Pissing on the beach to mark its territory |
Tiger in contemplation: Satre or Montaigne? |
These tigers have survived in this habitat by being suspicious (rightly) of folk. To the point they find cameras and destroy them. And niver, niver forget time nor place! Mr Park had to work hard to make them ignore him and his cannily constructed tracking and filming equipment. One of the best pieces in the book is where courtesy of those pesky field mice, a family of three tigers including the beautifully named mama tiger 'Bloody Mary' curiosity, turns to suspicion, to full blooded search and kill anger against a perceived threat. They nearly dig Mr Park out of his hide.

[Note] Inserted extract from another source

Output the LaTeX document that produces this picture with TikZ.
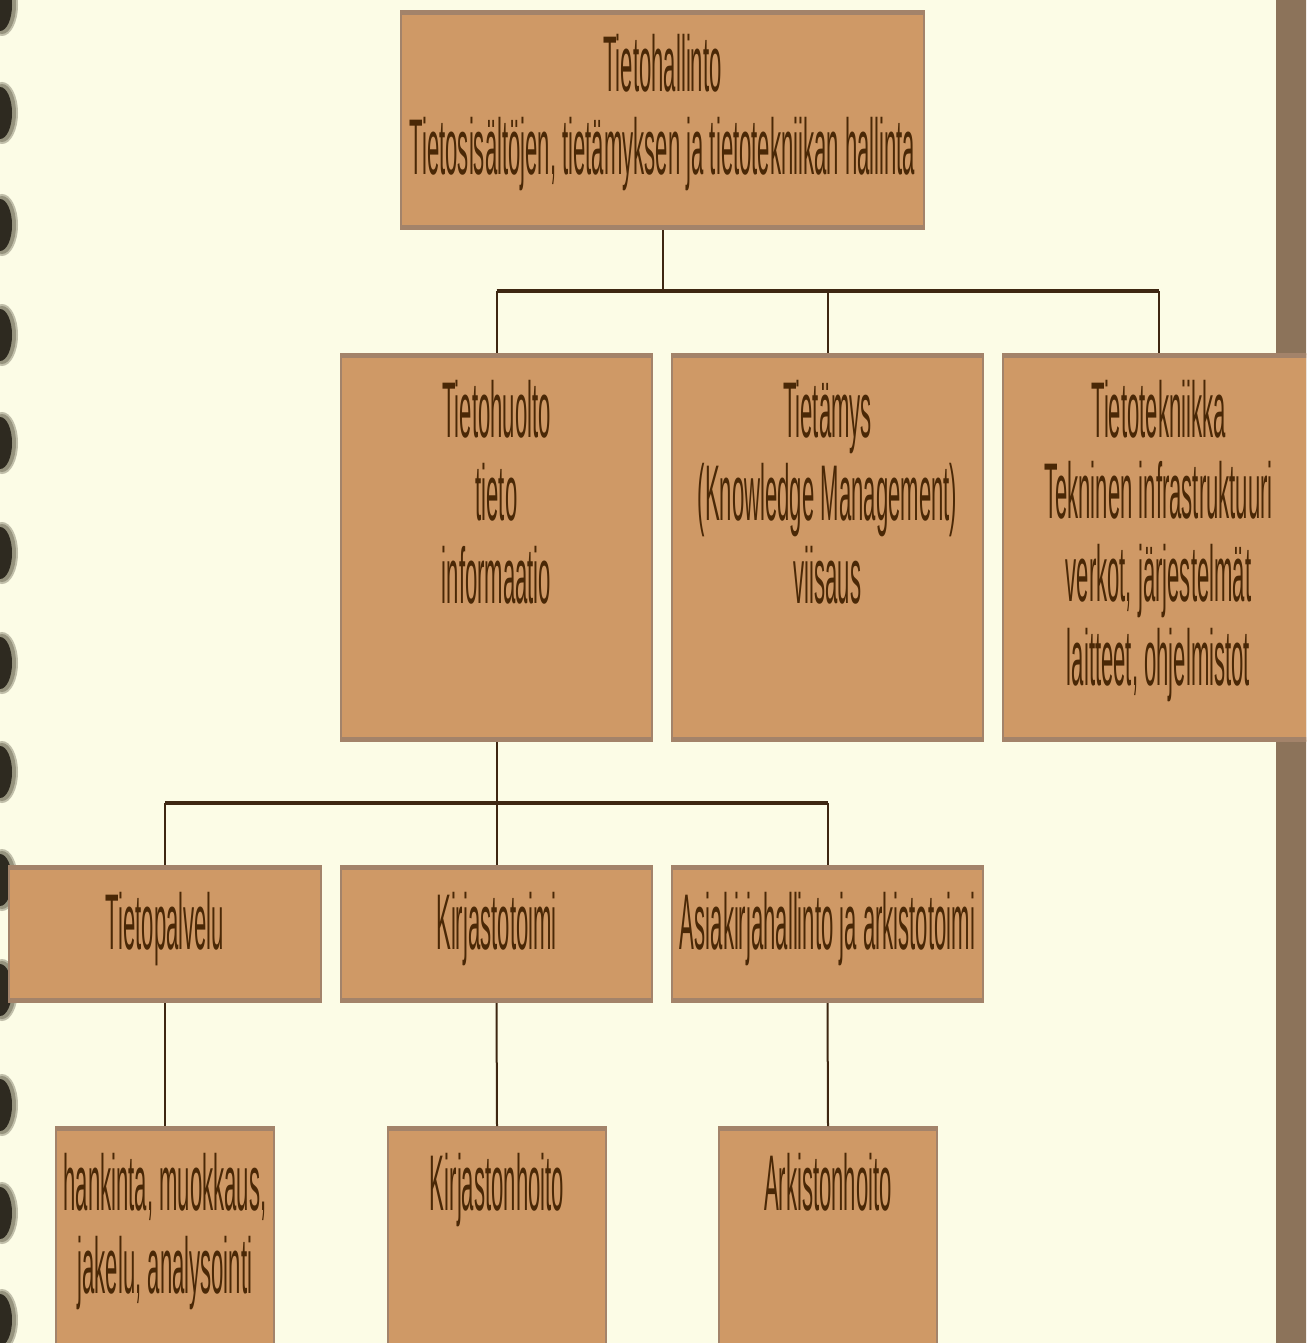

Three large, angry cats jumping' up and down on a thin piece of ply covered in dirt, blankets and leaves. Inevitably it shatters with one large paw belonging to an astonished tiger poking into the nothingness of the hide's interior. It produces what must be a massive understatement in "You haven't lived unless you feel a fully grown Siberian Tigers breath against your frozen cheek"-while you lie still with a scrabbling, well armed claw just above your head looking to scoop you out like a whelk. All the time pretending you are just a harmless middle aged Korean man who probably should have stuck to studying literature all those years ago. Mr Park still does not have a coherent explanation why he wasn't dug out, gutted, filleted into human jerky and bone polished other than at some stage Bloody Mary decided to call off the attack. Rice ball farts, three months of unwashed underwear mabe? I can imagine Blood Mary sayin' in Tiger like "Cum on bairns, it smells a bit Roker Park down there. Lets go find some fresh racoon dog to snack on before big match."

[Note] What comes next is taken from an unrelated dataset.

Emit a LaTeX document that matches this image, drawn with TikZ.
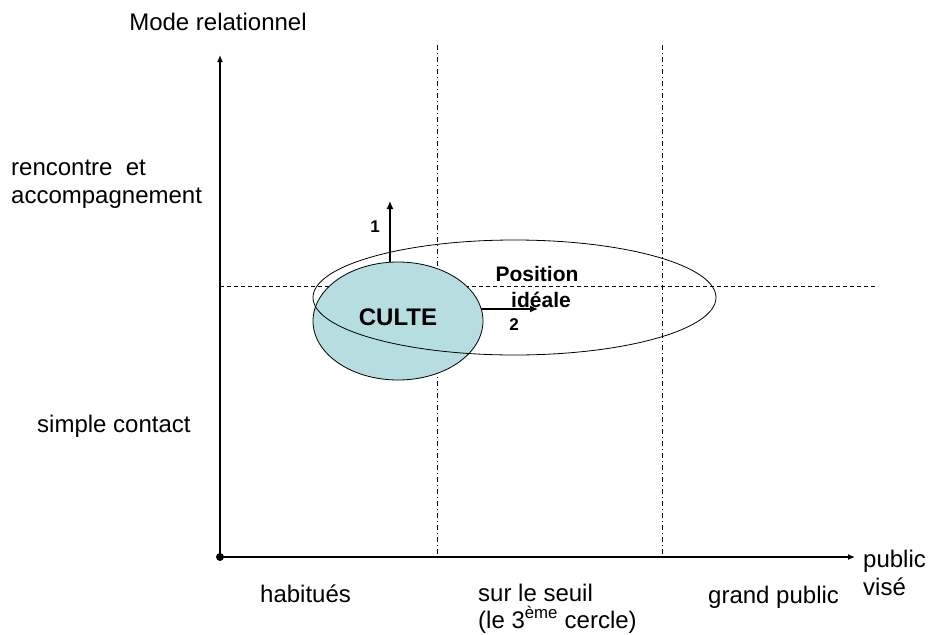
\documentclass[tikz,border=0pt]{standalone}
\usepackage{fontspec}
\setmainfont{Liberation Sans}
\usetikzlibrary{arrows.meta,shapes.geometric}
\definecolor{cultefill}{HTML}{B6DEE1}
\tikzset{
  lbl/.style={inner sep=0pt, font=\fontsize{24}{28}\selectfont},
  blbl/.style={inner sep=0pt, font=\fontsize{21}{26}\selectfont\bfseries},
  nlbl/.style={inner sep=0pt, font=\fontsize{17}{20}\selectfont\bfseries},
  axis/.style={line width=1.3pt, -{Latex[length=7pt,width=6pt]}},
  guide/.style={line width=0.6pt, dash pattern=on 5pt off 3pt on 1pt off 3pt},
  hguide/.style={line width=0.6pt, dash pattern=on 4pt off 3pt},
  arr/.style={line width=1.3pt, -{Latex[length=8pt,width=7pt]}},
}
\begin{document}
\begin{tikzpicture}[x=1pt,y=-1pt]
\useasboundingbox (0,0) rectangle (930,635);
% guides
\coordinate (v1t) at (437,45);
\coordinate (v1b) at (437,557);
\coordinate (v2t) at (662,45);
\coordinate (v2b) at (662,557);
\coordinate (hl) at (220,286);
\coordinate (hr) at (876,286);
\draw[guide] (v1t) -- (v1b);
\draw[guide] (v2t) -- (v2b);
\draw[hguide] (hl) -- (hr);
% axes
\node[circle, fill=black, inner sep=0pt, minimum size=8pt] (o) at (220,557) {};
\coordinate (ytip) at (220,55);
\coordinate (xtip) at (855,557);
\draw[axis] (o.center) -- (ytip);
\draw[axis] (o.center) -- (xtip);
% ellipses
\node[ellipse, draw=black, line width=0.8pt, fill=cultefill, inner sep=0pt,
      minimum width=170pt, minimum height=118pt] (culte) at (398,321) {};
\node[blbl, font=\fontsize{24}{28}\selectfont\bfseries] (cultelbl) at (398,317) {CULTE};
\node[ellipse, draw=black, line width=0.8pt, inner sep=0pt,
      minimum width=403pt, minimum height=115pt] (ideal) at (514.5,297.5) {};
% arrows
\coordinate (a1) at (390,201);
\coordinate (a2) at (538,309);
\draw[arr] (culte.north -| a1) -- (a1);
\draw[arr] (culte.east |- a2) ++(-2,0) -- (a2);
\node[nlbl] (n1) at (375,227) {1};
\node[nlbl] (n2) at (514,325) {2};
\node[blbl, anchor=base] (pos1) at (537,281) {Position};
\node[blbl, anchor=base] (pos2) at (541,307) {idéale};
% labels
\node[lbl, anchor=base] (mode) at (218,30) {Mode relationnel};
\node[lbl, anchor=base west] (renc1) at (11,175) {rencontre\ \ et};
\node[lbl, anchor=base west] (renc2) at (11,203) {accompagnement};
\node[lbl, anchor=base west] (simple) at (37,432) {simple contact};
\node[lbl, anchor=base west] (hab) at (260,602) {habitués};
\node[lbl, anchor=base west] (seuil1) at (478,601) {sur le seuil};
\node[lbl, anchor=base west] (seuil2) at (478,628) {(le 3\textsuperscript{ème} cercle)};
\node[lbl, anchor=base west] (grand) at (708,603) {grand public};
\node[lbl, anchor=base west] (pub1) at (863,567) {public};
\node[lbl, anchor=base west] (pub2) at (863,595) {visé};
\end{tikzpicture}
\end{document}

Newtown tiger-off King Street |
The documentary is also worth seeing in that it confirms what comes across in his book. Mr Park is a very humble man with a deep love for the tigers he encountered and the country they live in. His description of the Siberian landscape in all its seasonal changes, its flora and fauna, its indigenous peoples, is poetic, inspiring and in the vein of Dersu Uzala*. But more importantly it is his homage to the special place tigers hold in this region and like Sarah Hall's book on wolves, he is of the view if you take away the top of the chain predators and the eco system distorts and loses direction. Sadly the poaching accounts for some of the tigers he studied. But at the heart this book is a remarkable family of intelligent cats. With complex and affectionate family relationships. The king tiger, solitary - roaming large areas of territory, playful when encountering his mates or cubs that are his but if not from his brood or a rival male - then deadly. For those who believe people are smarter, better than other life forms. This story shows how little merit this viewpoint holds. Imagine surviving in Siberia on your human wits alone. How much we would lose should theses impressive animals become extinct. I wonder what Mrs Belgo would say to a small orange and black fluff ball called Sib to replace the departed mog? Better go and sheer a few sheep, an' feed the raptor some noisey field mice. Bloody wolf - on roof howling' at moon again!
All pics except last from Mr Park's book.
* Dersu Uzala: see magnificent film by Akira Kurosawa based on the novel by Vladimir Arsenyev set in Siberia in the early 20th century.